保護者対応トラブルに詳しい、大阪大学名誉教授の小野田正利さんは言う。
「保護者の要求には『要望』『苦情』『無理難題』という3段階がある。『無理難題』は別として、『要望』や『苦情』は正当性があるものが多い。ところが『モンスターペアレント』という言葉は保護者を『化け物』として人格否定し、要望や苦情もいっしょくたに切り捨ててしまう。結果、学校は自分たちの行為や判断を省みないまま、保護者の発言を封じ込めてしまっている。だから、私は『モンスターペアレント』という言葉の使用に反対しているのです」
そもそも保護者の要望のうちどこまでが正当な範囲のもので、どこからが度を超すものかという線引きも非常に難しい。保護者側と学校側の認識が異なるケースが多々ある。
特にコロナ禍においては、保護者側の要求も、応じられないとする教員側も、どちらも「不当」とは言いがたいケースが続出した。
近畿地方の公立中学校に勤務する40代の教員は2021年春、オンライン授業のために発送したWi-Fi機器について「家まで来て接続をしてほしい」と保護者から要望された。触ったこともない機器を送られた保護者もさぞ困ったとは思うが、機器の接続は教員が担う業務範囲を超えている。外出自粛を要請されていたこともあり要望には応じなかったが、やりきれなさが残った。

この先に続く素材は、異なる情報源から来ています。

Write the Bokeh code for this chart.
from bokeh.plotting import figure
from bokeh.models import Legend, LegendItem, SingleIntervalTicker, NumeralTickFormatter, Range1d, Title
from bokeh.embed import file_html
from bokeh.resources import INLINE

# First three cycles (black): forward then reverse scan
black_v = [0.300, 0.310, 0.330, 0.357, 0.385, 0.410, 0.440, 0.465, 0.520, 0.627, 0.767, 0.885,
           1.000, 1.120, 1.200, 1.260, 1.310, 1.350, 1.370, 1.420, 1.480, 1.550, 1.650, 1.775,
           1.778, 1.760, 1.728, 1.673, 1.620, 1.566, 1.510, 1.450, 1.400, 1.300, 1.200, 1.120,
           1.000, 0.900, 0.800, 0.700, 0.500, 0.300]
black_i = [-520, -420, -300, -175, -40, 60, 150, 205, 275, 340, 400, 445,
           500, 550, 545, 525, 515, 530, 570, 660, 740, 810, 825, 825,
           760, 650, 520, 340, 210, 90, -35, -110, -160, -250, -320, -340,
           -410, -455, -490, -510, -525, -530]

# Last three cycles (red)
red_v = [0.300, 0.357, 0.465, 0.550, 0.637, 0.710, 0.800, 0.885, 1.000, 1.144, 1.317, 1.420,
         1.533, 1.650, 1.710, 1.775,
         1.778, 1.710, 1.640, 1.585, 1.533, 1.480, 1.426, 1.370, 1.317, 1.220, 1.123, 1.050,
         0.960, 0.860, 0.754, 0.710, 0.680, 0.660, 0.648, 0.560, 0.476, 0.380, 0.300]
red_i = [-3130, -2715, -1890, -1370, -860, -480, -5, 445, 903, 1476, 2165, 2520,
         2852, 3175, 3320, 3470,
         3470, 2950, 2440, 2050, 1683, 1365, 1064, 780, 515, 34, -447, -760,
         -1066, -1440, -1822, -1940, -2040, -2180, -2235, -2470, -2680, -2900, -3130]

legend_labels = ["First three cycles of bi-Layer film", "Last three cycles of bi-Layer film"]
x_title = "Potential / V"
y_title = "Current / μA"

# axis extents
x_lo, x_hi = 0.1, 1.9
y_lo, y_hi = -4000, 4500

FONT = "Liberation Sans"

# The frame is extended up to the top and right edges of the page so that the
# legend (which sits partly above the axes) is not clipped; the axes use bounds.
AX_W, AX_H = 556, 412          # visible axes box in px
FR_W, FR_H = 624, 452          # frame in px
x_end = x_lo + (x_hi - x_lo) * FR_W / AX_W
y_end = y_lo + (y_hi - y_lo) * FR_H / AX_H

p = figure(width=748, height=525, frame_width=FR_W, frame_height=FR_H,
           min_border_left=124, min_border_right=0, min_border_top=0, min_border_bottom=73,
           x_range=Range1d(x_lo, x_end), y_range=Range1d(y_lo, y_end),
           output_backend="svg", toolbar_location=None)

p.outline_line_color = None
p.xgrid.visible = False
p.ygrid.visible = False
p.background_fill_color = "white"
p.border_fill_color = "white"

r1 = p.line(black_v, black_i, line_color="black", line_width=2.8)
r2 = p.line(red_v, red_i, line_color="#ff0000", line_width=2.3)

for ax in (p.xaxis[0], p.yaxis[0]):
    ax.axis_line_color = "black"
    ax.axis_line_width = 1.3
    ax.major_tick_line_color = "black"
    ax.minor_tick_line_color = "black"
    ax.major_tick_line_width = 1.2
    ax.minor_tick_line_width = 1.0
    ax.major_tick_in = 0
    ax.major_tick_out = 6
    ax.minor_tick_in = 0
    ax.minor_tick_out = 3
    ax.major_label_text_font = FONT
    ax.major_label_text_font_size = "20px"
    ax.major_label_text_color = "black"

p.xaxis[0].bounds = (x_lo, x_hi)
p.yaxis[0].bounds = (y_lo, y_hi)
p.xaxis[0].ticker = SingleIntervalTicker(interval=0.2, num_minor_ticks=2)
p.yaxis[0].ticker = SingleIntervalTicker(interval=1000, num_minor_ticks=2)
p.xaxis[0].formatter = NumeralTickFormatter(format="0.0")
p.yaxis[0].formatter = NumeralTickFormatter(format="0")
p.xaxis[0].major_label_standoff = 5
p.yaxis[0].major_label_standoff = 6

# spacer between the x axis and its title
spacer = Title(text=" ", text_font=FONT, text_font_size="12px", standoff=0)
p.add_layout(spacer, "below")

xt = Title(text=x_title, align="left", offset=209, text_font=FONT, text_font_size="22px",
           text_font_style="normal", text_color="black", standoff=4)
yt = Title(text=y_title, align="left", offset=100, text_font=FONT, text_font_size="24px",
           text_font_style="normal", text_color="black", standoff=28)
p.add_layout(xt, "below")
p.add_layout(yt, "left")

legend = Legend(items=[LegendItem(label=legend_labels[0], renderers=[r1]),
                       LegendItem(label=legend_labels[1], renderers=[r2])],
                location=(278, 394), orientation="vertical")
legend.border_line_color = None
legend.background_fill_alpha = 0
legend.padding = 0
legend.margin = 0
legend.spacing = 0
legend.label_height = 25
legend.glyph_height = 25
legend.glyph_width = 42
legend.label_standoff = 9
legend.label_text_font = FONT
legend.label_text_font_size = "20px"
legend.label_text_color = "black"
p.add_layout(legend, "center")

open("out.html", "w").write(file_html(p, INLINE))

コロナ禍では他にも「休校にされるとパートに出られないので子どもを預かってほしい」「卒業式への参列が不可ならビデオ撮影をしてほしい」「濃厚接触者になると仕事に出られなくなるので、子どもを休ませるか判断するため感染者が出たクラスを教えてほしい」など、保護者にとっては切実な、同時に教員たちにとっては頭を抱えるような各種の要望が学校に寄せられていた。